- **Your task**
Copy exactly, leaving out every image, the lines from the one with "Emit a component" through the one with "const yTickValues = [10, 15, 20, 25, 30, 35, 40, 45];", inclusive.

- **Supplied information**
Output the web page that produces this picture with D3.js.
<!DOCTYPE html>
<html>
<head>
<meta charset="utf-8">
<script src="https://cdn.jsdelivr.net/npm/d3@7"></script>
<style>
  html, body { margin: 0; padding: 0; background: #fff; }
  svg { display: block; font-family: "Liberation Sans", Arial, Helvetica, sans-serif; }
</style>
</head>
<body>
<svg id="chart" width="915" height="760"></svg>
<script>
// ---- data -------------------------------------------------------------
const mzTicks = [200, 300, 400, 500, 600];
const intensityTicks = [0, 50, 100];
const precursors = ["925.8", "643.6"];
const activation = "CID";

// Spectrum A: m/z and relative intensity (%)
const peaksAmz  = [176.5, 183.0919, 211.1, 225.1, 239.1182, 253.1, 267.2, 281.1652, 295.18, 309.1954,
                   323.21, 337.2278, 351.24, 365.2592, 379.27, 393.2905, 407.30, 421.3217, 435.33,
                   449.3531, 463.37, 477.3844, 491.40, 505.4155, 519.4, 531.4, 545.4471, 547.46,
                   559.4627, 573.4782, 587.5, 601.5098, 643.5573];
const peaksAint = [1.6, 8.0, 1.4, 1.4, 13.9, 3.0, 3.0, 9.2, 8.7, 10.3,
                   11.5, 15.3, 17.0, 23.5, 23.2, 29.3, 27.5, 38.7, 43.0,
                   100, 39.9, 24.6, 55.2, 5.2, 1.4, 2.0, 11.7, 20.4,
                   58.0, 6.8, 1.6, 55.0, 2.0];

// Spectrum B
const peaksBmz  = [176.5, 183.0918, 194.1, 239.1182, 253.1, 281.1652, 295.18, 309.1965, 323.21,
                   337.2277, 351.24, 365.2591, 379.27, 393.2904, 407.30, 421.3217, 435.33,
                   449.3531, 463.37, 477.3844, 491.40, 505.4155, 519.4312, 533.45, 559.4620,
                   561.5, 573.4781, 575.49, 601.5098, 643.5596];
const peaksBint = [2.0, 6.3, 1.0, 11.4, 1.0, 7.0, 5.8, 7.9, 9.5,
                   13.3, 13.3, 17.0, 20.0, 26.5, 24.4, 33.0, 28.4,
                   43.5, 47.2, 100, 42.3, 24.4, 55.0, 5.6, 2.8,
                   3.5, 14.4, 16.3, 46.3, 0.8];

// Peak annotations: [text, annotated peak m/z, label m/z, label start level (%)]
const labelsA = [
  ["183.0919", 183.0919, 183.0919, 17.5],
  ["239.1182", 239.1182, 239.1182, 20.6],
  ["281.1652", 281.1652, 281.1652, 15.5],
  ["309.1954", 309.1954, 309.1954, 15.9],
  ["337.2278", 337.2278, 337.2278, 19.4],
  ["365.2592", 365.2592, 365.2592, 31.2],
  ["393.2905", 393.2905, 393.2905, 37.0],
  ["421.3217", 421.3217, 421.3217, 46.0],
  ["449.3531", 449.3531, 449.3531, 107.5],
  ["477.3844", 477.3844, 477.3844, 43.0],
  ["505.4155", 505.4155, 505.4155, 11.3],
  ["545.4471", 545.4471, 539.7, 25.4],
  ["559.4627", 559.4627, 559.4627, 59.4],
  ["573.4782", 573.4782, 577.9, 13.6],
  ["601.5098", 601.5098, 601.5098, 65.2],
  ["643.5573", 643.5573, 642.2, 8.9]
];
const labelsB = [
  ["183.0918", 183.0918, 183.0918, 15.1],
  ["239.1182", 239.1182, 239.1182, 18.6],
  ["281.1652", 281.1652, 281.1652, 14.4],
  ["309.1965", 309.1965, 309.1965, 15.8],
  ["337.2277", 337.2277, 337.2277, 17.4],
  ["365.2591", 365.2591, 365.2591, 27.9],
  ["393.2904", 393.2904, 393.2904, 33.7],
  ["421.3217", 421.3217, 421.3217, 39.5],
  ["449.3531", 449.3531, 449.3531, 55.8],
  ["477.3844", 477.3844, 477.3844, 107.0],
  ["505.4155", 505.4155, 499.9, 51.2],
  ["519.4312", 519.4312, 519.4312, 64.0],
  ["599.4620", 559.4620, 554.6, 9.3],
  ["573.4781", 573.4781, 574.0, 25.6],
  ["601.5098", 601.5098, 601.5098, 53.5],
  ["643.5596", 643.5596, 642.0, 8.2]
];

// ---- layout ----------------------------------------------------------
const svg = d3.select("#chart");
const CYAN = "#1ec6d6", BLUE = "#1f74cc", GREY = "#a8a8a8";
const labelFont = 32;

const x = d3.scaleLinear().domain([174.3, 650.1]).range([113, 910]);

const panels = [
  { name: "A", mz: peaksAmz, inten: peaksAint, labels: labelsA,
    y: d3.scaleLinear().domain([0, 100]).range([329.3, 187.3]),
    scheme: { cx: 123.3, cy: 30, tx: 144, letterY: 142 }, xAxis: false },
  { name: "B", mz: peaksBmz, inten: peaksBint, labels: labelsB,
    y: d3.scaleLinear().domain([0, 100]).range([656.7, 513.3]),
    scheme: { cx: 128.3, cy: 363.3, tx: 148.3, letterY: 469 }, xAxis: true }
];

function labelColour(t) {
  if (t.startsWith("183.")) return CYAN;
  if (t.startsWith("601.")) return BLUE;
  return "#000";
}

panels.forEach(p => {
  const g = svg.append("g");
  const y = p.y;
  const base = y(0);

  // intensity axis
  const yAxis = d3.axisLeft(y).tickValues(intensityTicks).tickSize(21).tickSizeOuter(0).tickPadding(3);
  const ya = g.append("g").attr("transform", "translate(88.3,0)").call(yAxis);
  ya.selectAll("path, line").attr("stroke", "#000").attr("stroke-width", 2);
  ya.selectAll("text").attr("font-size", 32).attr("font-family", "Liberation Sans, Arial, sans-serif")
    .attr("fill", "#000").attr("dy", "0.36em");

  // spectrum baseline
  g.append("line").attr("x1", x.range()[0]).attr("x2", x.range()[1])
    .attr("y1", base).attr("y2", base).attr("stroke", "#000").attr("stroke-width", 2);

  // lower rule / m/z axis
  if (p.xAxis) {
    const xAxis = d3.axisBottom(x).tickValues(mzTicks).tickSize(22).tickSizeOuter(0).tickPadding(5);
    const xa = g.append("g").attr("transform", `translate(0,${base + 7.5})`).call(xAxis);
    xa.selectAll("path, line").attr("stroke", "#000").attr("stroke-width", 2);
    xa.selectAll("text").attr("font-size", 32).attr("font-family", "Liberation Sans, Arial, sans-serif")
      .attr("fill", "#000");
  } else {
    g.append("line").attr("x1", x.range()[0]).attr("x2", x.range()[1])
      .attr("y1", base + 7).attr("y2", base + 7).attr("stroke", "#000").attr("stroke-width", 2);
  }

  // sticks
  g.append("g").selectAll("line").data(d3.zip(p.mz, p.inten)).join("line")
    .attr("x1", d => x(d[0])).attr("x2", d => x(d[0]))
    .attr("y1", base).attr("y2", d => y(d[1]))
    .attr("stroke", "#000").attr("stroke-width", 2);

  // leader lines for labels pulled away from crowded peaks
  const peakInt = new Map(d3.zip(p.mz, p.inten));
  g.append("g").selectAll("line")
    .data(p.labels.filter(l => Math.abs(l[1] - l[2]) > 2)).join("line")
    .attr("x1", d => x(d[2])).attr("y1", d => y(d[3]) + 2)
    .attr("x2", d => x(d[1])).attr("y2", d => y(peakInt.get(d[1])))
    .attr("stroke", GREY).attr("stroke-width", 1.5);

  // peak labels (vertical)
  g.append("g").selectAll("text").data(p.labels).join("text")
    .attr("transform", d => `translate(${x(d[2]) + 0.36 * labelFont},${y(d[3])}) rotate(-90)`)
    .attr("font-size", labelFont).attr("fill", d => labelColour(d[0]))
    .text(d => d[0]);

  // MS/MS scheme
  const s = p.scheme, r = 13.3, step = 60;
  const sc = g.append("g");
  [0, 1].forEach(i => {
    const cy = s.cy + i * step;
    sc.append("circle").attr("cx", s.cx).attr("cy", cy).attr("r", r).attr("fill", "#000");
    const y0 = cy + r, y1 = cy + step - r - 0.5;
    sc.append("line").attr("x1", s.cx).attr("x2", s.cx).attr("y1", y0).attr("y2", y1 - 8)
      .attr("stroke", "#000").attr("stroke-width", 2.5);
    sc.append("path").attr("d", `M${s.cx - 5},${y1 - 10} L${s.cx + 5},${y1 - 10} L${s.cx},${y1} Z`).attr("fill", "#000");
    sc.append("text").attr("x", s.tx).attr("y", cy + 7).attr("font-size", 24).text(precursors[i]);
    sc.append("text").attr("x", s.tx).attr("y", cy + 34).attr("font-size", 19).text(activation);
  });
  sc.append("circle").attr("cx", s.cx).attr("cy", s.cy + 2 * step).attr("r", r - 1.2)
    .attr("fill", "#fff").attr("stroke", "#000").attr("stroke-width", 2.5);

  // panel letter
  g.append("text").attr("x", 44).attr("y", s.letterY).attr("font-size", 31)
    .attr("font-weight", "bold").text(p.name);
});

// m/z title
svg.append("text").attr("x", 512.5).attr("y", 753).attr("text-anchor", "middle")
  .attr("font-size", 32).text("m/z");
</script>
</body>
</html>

==

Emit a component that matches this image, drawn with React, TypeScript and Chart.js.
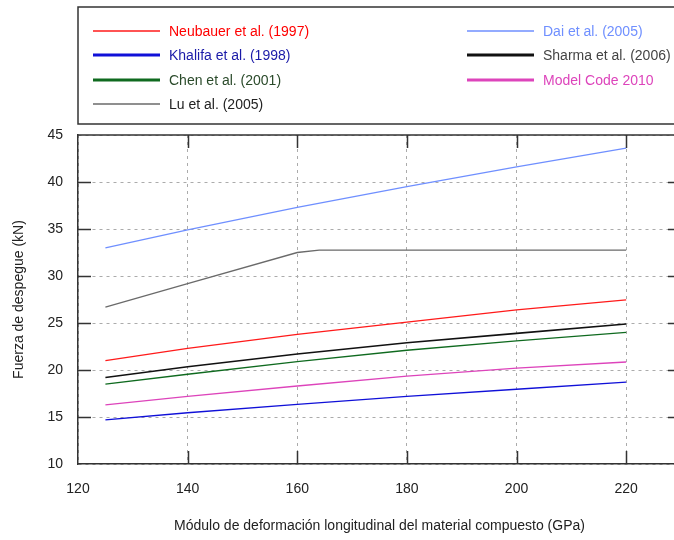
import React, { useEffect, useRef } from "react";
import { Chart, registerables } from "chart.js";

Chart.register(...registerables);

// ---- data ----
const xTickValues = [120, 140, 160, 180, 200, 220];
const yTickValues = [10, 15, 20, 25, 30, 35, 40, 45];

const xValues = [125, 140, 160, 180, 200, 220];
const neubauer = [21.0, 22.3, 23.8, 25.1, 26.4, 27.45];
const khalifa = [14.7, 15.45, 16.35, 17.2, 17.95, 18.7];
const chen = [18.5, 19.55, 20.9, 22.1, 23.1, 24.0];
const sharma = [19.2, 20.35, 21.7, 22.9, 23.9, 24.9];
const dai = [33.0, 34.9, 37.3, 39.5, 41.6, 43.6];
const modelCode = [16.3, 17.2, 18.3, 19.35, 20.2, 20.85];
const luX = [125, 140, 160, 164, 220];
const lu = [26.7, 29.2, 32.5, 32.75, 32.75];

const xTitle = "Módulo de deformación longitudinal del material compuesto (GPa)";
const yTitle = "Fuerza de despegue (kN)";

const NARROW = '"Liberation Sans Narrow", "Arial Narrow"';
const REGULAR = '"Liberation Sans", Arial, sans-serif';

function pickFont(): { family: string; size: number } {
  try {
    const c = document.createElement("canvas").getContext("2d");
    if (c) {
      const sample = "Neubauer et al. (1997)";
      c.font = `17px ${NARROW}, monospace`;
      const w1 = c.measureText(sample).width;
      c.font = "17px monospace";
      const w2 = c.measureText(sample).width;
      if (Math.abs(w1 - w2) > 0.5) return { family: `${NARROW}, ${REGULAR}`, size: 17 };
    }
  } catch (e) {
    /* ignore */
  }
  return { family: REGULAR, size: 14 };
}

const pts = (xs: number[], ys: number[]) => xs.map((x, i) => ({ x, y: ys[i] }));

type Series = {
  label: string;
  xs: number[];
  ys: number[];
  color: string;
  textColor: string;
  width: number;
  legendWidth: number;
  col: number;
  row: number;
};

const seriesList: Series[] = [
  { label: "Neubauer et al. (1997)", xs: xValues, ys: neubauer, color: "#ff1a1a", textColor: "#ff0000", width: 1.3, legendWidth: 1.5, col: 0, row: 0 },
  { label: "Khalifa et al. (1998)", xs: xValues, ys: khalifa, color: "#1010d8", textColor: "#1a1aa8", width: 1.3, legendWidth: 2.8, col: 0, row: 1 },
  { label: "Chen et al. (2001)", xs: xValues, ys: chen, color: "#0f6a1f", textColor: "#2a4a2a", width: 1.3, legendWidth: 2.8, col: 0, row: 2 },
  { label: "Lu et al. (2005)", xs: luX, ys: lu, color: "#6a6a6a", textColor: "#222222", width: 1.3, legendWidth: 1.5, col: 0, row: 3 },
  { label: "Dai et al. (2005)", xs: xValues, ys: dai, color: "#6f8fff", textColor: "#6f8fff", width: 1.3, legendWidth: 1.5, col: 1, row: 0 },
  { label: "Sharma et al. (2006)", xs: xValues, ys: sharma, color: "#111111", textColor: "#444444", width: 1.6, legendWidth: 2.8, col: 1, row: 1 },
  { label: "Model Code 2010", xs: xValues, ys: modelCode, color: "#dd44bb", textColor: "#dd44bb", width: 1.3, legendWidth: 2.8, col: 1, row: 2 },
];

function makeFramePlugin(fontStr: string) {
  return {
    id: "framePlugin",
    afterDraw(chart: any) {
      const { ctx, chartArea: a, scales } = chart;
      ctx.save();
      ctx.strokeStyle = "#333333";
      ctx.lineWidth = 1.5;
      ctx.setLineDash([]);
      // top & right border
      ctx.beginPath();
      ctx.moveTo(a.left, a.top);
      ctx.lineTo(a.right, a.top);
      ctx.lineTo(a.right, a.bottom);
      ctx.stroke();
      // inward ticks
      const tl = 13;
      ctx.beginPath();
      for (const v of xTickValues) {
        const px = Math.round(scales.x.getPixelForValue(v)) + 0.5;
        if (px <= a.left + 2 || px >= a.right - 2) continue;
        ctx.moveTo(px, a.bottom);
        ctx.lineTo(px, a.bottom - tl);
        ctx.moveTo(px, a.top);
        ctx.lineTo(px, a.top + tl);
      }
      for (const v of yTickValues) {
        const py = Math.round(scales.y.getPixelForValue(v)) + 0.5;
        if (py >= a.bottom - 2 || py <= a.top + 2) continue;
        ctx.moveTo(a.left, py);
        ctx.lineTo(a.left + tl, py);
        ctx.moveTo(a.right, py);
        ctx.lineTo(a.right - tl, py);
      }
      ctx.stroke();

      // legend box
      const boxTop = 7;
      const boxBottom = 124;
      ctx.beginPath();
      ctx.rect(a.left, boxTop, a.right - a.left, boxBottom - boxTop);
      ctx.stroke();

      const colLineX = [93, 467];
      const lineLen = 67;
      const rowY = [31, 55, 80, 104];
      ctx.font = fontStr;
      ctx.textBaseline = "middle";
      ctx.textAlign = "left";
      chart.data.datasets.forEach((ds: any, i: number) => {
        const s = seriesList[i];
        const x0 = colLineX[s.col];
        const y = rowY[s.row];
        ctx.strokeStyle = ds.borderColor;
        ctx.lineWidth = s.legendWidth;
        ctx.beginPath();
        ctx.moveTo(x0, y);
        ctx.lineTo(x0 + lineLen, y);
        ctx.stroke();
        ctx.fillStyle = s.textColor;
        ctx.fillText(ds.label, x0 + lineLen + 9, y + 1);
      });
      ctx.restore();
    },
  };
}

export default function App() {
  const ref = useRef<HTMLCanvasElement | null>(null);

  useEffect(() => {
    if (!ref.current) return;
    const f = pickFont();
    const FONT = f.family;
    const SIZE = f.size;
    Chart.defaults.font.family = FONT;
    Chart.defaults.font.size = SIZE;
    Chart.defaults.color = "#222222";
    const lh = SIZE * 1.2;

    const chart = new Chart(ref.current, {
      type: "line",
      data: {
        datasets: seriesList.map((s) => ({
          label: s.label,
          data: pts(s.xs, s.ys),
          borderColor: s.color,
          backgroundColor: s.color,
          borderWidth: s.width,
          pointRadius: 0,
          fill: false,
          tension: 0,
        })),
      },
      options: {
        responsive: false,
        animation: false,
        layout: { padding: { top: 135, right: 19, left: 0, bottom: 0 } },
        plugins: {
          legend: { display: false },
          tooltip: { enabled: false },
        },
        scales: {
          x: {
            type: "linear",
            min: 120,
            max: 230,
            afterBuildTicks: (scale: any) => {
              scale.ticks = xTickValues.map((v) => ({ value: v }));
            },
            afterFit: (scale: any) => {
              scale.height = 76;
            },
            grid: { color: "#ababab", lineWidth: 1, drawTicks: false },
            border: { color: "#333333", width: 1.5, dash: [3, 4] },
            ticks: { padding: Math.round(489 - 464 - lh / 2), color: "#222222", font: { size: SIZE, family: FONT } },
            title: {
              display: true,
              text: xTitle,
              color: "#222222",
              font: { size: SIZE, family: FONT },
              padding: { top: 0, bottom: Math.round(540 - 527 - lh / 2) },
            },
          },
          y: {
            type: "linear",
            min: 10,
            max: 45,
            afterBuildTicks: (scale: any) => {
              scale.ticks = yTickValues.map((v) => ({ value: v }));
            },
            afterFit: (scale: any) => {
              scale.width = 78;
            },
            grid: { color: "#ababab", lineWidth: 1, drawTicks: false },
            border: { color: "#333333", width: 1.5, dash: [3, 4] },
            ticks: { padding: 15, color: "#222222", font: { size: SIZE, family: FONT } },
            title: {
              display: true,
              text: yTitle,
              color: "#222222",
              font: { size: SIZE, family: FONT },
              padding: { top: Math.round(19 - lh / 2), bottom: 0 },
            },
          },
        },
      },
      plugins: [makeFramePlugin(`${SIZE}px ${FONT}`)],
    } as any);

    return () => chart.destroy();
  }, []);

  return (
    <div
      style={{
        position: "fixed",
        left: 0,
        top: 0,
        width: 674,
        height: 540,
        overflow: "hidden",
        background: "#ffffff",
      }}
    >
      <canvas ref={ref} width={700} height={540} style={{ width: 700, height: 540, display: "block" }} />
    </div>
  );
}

- **Answer to the problem**
Emit a component that matches this image, drawn with React, TypeScript and Chart.js.
import React, { useEffect, useRef } from "react";
import { Chart, registerables } from "chart.js";

Chart.register(...registerables);

// ---- data ----
const xTickValues = [120, 140, 160, 180, 200, 220];
const yTickValues = [10, 15, 20, 25, 30, 35, 40, 45];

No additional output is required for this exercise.